Based on discussion, Smith edited a section header titled “Challenges, Issues, & Opportunities” through a few iterations in real time before settling on “Challenges & Opportunities.”
“Port Townsend faces a unique set of land use challenges in its comprehensive planning, primarily driven by the need to balance growth with its distinct character and environmental sensitivities,” the draft reads. “A significant hurdle is affordable housing, which demands increased housing options while confronting limited available land and a strong desire to preserve the city’s historic form and natural beauty.”
These tensions often lead to difficult conversations about density and infill development, the draft continues.
“Expanding housing supply can clash with community concerns about neighborhood scale, preserving open space, and infrastructure capacity,” it said.
Viki Sonntag, a member of the Planning Commission, argued for the importance of highlighting displacement as a key focus in the city’s land use plan.
A subsection titled “Housing Affordability and Availability” was replaced with a section titled “Housing Affordability, Availability, and Displacement” in a section of land use challenges faced by the city.
The section received initial edits from Smith which further noted the need for the city to consider how housing policies would address displacement, precarity, economic inequality, gentrification and sprawl.
“There is an issue that comes up repeatedly when we’ve been doing our qualitative housing needs assessment, which is that, with the insecurity in housing, all of the burden of that makes people’s lives a lot more fragile across domains,” Sonntag said. “It’s an outcome that increases economic inequality. I find it very distressing because we hear people making the choices between healthcare and living in a house. It’s very complicated. Food is another one.”
Sonntag also suggested the need to place more focus on the increasingly older population of Port Townsend and the particular accompanying challenges.
“I think we need to reference the high concentration of seniors as one of the significant challenges,” Sonntag said.
Smith added a header for demographic challenges,referring to the high population of seniors, presumably to be drafted at a later time.
Also, the document introduces a distinct future land use map (FLUM). In the past, Smith said, the city’s zoning map and FLUM have been the same document.
Having a single map for zoning and future land use can be overly complicated to read, Smith said.
The inclusion of the FLUM consolidates the number of residential land use designations from four to two, lower intensity and higher intensity, according to the document. In addition to simplifying the map, it allows for more flexibility when updating zoning or approving projects.
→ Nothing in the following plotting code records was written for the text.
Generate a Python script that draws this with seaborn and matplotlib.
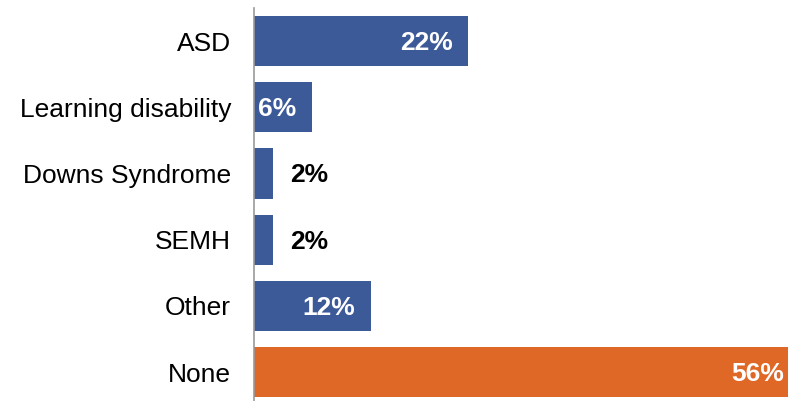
import matplotlib as mpl
import matplotlib.pyplot as plt
import seaborn as sns
import pandas as pd

mpl.use("Agg")

categories = ["ASD", "Learning disability", "Downs Syndrome", "SEMH", "Other", "None"]
values = [22, 6, 2, 2, 12, 56]
labels = ["22%", "6%", "2%", "2%", "12%", "56%"]

blue = "#3C5A98"
orange = "#E06826"

sns.set_style("white")
plt.rcParams["font.family"] = ["Liberation Sans", "DejaVu Sans"]

df = pd.DataFrame({"cat": categories, "val": values})
colors = [blue] * 5 + [orange]

fig = plt.figure(figsize=(7.88, 4.01), dpi=100)
ax = fig.add_axes([254 / 788, 0, 534 / 788, 393 / 401])

sns.barplot(data=df, x="val", y="cat", hue="cat", palette=colors,
            legend=False, width=0.76, ax=ax, saturation=1, edgecolor="none")

# the longest bar runs off the right edge of the picture
ax.set_xlim(0, 54.8)
ax.set_ylim(5.437, -0.5)
ax.set_xlabel("")
ax.set_ylabel("")
ax.set_xticks([])
ax.tick_params(axis="y", length=0, pad=16.5, labelsize=19, labelcolor="black")
for side in ["top", "right", "bottom"]:
    ax.spines[side].set_visible(False)
ax.spines["left"].set_color("#999999")
ax.spines["left"].set_linewidth(1.2)

# value labels: inside end in white, or outside in black for the small bars
for i, (v, txt) in enumerate(zip(values, labels)):
    if v >= 5:
        ax.annotate(txt, xy=(v, i), xytext=(-16, -2), textcoords="offset pixels",
                    ha="right", va="center", color="white", fontsize=19,
                    fontweight="bold", annotation_clip=False)
    else:
        ax.annotate(txt, xy=(v, i), xytext=(17, -2), textcoords="offset pixels",
                    ha="left", va="center", color="black", fontsize=19,
                    fontweight="bold", annotation_clip=False)

fig.savefig("out.png", dpi=100)
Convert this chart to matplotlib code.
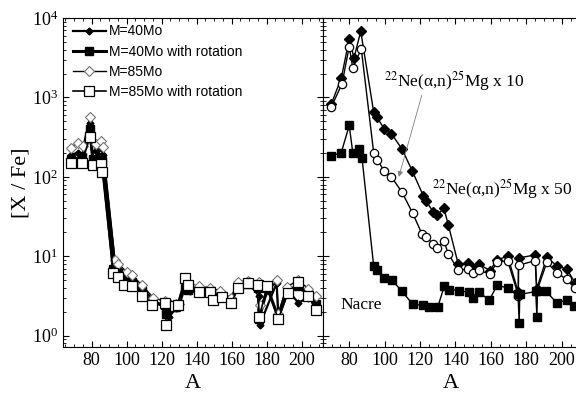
import numpy as np
import matplotlib
matplotlib.use("Agg")
import matplotlib.pyplot as plt
from matplotlib.ticker import MultipleLocator

plt.rcParams['font.family'] = ['Liberation Serif', 'DejaVu Serif']
plt.rcParams['mathtext.fontset'] = 'stix'

# ---- left panel: model yields ----
a_m40 = [68, 72, 75, 79, 82.6, 85.5, 86.5, 93.3, 95.2, 100, 102.9, 108.9, 115.2, 121.9, 124,
         128, 130, 133.5, 136, 141.3, 147.6, 153.3, 159.6, 163.4, 169.5, 175.5, 176, 185.7,
         186.6, 191.4, 198, 203.8, 208]
m40 = [190, 200, 195, 470, 210, 230, 190, 8.0, 7.0, 5.6, 5.2, 3.9, 2.8, 2.3, 1.7,
       2.2, 2.4, 4.2, 3.6, 3.8, 3.7, 3.4, 2.8, 4.4, 4.6, 3.2, 1.36, 4.6,
       1.8, 3.9, 2.6, 3.0, 2.6]
m85 = [234, 270, 245, 565, 258, 280, 235, 9.1, 8.1, 6.3, 5.8, 4.3, 3.0, 2.7, 2.6,
       2.5, 2.5, 4.8, 4.4, 4.2, 4.0, 3.7, 3.0, 4.8, 4.9, 4.8, 2.4, 5.0,
       1.9, 4.1, 5.0, 3.9, 3.2]

a_rot = [68.3, 74.5, 78.9, 80.7, 85.1, 86.1, 92.3, 94.9, 98.6, 102.9, 108.6, 114.3, 121.9,
         122.5, 127.6, 129.1, 133.3, 135.2, 141.3, 147.6, 149.1, 154.3, 159.6, 163.8, 169.5,
         175.2, 175.6, 180.4, 186.6, 192, 197.7, 203.8, 208]
m40rot = [170, 170, 400, 170, 180, 160, 7.0, 6.2, 5.0, 4.7, 3.6, 2.6, 2.4,
          1.9, 2.3, 2.4, 4.4, 3.8, 3.7, 3.6, 3.2, 3.2, 2.7, 4.2, 4.5,
          4.0, 1.6, 4.0, 1.7, 3.6, 4.2, 3.3, 2.5]
m85rot = [151, 151, 315, 141, 146, 115, 6.2, 5.5, 4.4, 4.2, 3.2, 2.4, 2.6,
          1.35, 2.35, 2.46, 5.4, 4.3, 3.5, 3.5, 2.8, 3.1, 2.57, 4.0, 4.6,
          4.3, 1.7, 4.2, 1.6, 3.4, 4.7, 3.2, 2.1]

# ---- right panel: rate tests ----
a_x10 = [69.9, 75.5, 80, 82.7, 86.5, 93.8, 95.7, 99.8, 103.8, 109.8, 115.5, 121.8, 123.5,
         127.5, 129.4, 133.5, 136, 141.6, 147.3, 150.1, 153.5, 159.5, 163.3, 169.5, 175.5,
         175.6, 185, 185.9, 191.6, 197.2, 202.9, 207.6]
x10 = [830, 1750, 5400, 3150, 6800, 655, 563, 400, 350, 224, 120, 58, 49,
       36, 33, 40, 24.6, 7.9, 8.2, 6.9, 7.9, 6.6, 9.0, 10.0, 3.5,
       9.5, 10.4, 3.9, 9.7, 7.6, 6.9, 4.6]
a_x50 = [69.9, 75.9, 80, 82, 86.8, 93.8, 95.7, 99.8, 103.8, 109.8, 115.8, 121.1, 123.4,
         127.5, 129.4, 133.5, 136, 141.6, 147.3, 150.1, 153.5, 159.5, 163.3, 169.5, 175.5,
         175.6, 185, 185.9, 191.6, 197.2, 202.9, 207.6]
x50 = [760, 1480, 4360, 2350, 4100, 202, 165, 118, 100, 64, 35, 19, 17.3,
       14.3, 12.6, 15.4, 10.7, 6.7, 6.9, 6.2, 6.7, 5.9, 8.4, 8.8, 3.2,
       7.7, 8.8, 3.6, 8.4, 6.2, 5.1, 4.0]
a_nacre = [69.9, 75.5, 80, 82, 85.7, 87.2, 93.8, 95.7, 99.8, 104.2, 109.8, 115.8, 121.8,
           125.2, 130, 133.7, 136.2, 142.2, 147.8, 149.7, 153.5, 159.1, 163.5, 169.5,
           175.3, 176, 176.3, 185.3, 186, 186.3, 191.2, 197.2, 202.9, 207.1]
nacre = [183, 202, 443, 202, 223, 174, 7.6, 6.8, 5.4, 5.0, 3.6, 2.5, 2.4,
         2.3, 2.3, 4.2, 3.8, 3.7, 3.5, 3.0, 3.5, 2.8, 4.3, 4.0,
         3.3, 1.43, 3.3, 3.6, 1.74, 3.6, 3.6, 2.6, 2.8, 2.34]

fig = plt.figure(figsize=(5.76, 4), dpi=100)
ax1 = fig.add_axes([0.1094, 0.1325, 0.4508, 0.8225])
ax2 = fig.add_axes([0.5602, 0.1325, 0.4448, 0.8225], sharey=ax1)

ax1.plot(a_m40, m40, '-D', color='k', lw=1.6, ms=3.5, label='M=40Mo')
ax1.plot(a_rot, m40rot, '-s', color='k', lw=2.2, ms=6, label='M=40Mo with rotation')
ax1.plot(a_m40, m85, '-D', color='k', lw=1.0, ms=5.5, mfc='white', mec='0.45', mew=0.8,
         label='M=85Mo')
ax1.plot(a_rot, m85rot, '-s', color='k', lw=1.2, ms=7, mfc='white', mec='k', mew=0.9,
         label='M=85Mo with rotation')

leg = ax1.legend(loc='upper left', bbox_to_anchor=(0.0, 1.01), frameon=False,
                 prop={'family': 'Liberation Sans', 'size': 10},
                 handlelength=2.4, handletextpad=0.2, labelspacing=0.45, borderaxespad=0.3)

ax2.plot(a_x10, x10, '-D', color='k', lw=1.0, ms=5)
ax2.plot(a_x50, x50, '-o', color='k', lw=1.0, ms=6, mfc='white', mew=0.9)
ax2.plot(a_nacre, nacre, '-s', color='k', lw=1.0, ms=5.5)

ax2.text(99.6, 1620, r'$^{22}$Ne(α,n)$^{25}$Mg x 10', fontsize=12.5, va='center', ha='left')
ax2.text(127, 71, r'$^{22}$Ne(α,n)$^{25}$Mg x 50', fontsize=12.5, va='center', ha='left')
ax2.text(75.3, 2.45, 'Nacre', fontsize=12.5, va='center', ha='left')
ax2.annotate('', xy=(108, 100), xytext=(121, 1070),
             arrowprops=dict(arrowstyle='-|>', color='0.5', lw=0.6, mutation_scale=8,
                             shrinkA=0, shrinkB=0))

for ax in (ax1, ax2):
    ax.set_yscale('log')
    ax.xaxis.set_major_locator(MultipleLocator(20))
    ax.xaxis.set_minor_locator(MultipleLocator(5))
    ax.tick_params(which='both', direction='in', top=True, right=True, labelsize=13)
    ax.tick_params(which='major', length=4, width=0.8)
    ax.tick_params(which='minor', length=2, width=0.6)
    ax.set_xlabel('A', fontsize=16, labelpad=4)

ax1.set_ylim(0.72, 1e4)
ax1.set_xlim(63.6, 212)
ax2.set_xlim(65, 209.7)
ax1.set_ylabel('[X / Fe]', fontsize=16, labelpad=1)
ax2.tick_params(axis='y', which='both', labelleft=False, right=False)
ax2.spines['right'].set_visible(False)

fig.savefig('out.png', dpi=100)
Bly Windstorm said in a public comment that he appreciated attention paid to bringing agricultural language into the corresponding section, but he did not think the plan put adequate emphasis on the importance of utilizing the city and not just the county for food growth.
“We have seen with housing what can happen when we do not anticipate the future and do not adequately prepare,” Windstorm said. “The paragraphs seem more focused on the county’s contribution than on describing the assets and opportunities that exist within our city to contribute to the food systems’ infrastructure future residents may have to depend upon.”
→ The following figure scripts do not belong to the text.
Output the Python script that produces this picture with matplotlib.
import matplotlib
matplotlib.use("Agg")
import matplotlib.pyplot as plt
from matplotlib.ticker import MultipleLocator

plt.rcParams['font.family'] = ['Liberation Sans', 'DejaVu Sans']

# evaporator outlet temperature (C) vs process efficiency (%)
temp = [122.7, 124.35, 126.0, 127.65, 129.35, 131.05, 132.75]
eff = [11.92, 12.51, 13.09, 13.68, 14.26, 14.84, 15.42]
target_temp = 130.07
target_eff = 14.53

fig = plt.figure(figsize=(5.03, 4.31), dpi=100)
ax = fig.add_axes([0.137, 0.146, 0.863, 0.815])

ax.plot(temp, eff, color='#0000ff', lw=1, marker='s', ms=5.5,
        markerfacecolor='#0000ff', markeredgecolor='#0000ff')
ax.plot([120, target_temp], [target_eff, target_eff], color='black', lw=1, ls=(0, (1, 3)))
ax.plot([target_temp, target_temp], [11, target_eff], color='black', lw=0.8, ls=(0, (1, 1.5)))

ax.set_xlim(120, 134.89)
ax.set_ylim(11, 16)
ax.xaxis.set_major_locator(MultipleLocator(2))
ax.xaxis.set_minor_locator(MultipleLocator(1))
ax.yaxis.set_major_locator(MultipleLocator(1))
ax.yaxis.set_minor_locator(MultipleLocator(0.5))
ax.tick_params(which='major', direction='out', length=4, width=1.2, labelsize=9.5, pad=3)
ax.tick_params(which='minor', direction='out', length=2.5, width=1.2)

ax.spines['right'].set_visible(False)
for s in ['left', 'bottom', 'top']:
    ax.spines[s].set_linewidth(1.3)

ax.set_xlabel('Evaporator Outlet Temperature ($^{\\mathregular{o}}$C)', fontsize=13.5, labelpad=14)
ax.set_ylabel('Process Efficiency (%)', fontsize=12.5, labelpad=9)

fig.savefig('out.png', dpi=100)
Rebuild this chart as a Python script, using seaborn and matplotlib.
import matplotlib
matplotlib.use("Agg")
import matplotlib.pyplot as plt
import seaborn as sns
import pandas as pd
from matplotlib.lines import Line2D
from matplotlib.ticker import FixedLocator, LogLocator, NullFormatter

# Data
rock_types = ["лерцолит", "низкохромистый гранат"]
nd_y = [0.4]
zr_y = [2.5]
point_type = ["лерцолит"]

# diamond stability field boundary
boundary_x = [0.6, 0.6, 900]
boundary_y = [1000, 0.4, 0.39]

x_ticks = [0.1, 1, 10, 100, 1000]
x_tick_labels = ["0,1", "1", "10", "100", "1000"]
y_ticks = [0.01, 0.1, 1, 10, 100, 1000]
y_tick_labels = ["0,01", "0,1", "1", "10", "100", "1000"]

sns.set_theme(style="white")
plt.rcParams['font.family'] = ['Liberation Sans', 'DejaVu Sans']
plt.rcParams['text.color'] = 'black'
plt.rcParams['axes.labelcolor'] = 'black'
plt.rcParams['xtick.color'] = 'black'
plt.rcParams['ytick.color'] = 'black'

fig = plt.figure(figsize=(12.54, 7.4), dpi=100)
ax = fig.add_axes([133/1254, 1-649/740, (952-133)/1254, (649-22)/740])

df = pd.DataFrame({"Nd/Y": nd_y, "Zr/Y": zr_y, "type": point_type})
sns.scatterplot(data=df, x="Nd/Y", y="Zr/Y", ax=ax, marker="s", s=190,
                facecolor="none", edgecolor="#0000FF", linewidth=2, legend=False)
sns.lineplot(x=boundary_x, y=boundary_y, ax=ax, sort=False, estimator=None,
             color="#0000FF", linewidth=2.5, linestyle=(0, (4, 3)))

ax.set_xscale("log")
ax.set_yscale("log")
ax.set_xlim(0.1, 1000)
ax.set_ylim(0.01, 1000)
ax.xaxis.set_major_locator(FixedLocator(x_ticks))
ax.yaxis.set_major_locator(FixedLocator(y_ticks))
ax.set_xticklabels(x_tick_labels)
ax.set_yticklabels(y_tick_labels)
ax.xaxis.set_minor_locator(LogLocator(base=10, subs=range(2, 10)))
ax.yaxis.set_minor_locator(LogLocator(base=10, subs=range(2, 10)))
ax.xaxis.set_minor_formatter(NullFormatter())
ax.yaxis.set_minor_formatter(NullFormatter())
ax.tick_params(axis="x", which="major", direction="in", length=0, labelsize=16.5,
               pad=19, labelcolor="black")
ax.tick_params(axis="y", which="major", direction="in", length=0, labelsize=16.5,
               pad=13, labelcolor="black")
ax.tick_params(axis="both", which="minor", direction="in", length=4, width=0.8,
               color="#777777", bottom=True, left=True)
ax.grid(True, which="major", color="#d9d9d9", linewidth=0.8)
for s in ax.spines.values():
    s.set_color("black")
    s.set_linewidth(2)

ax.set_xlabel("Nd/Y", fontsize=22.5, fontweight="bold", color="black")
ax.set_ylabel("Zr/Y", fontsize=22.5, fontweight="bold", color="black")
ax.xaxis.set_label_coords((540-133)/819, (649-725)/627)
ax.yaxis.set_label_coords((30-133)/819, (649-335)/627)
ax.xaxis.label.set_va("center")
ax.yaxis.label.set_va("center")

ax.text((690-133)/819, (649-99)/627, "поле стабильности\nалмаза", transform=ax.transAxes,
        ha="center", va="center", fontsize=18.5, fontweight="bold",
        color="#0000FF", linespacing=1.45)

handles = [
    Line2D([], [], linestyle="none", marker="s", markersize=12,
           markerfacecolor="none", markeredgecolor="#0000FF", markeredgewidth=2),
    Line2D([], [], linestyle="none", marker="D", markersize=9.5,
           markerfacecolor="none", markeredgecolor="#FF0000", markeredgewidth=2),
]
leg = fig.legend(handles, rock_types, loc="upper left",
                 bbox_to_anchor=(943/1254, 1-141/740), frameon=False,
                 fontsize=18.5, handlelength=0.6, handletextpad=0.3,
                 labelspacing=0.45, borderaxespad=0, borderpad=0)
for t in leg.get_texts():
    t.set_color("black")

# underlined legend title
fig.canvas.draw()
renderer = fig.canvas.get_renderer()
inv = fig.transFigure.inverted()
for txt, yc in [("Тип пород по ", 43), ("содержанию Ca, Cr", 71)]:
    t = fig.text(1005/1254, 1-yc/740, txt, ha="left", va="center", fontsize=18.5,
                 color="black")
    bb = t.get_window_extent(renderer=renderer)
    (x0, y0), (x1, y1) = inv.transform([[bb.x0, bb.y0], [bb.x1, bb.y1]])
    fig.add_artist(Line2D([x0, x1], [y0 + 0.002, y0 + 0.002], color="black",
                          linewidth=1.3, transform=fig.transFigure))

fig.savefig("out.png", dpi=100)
Port Townsend sits above a ground aquifer, which could supply water to farms through lengthy droughts, Windstorm said.
The comprehensive plan, required of cities and counties under the state’s Growth Management Act, is the central document used to guide Port Townsend’s long-term land use, housing, infrastructure and environmental planning. It covers a 20-year planning horizon and it is updated every 10 years.
The previous comprehensive plan update was completed in 2016 and the current update must be completed by the end of the year.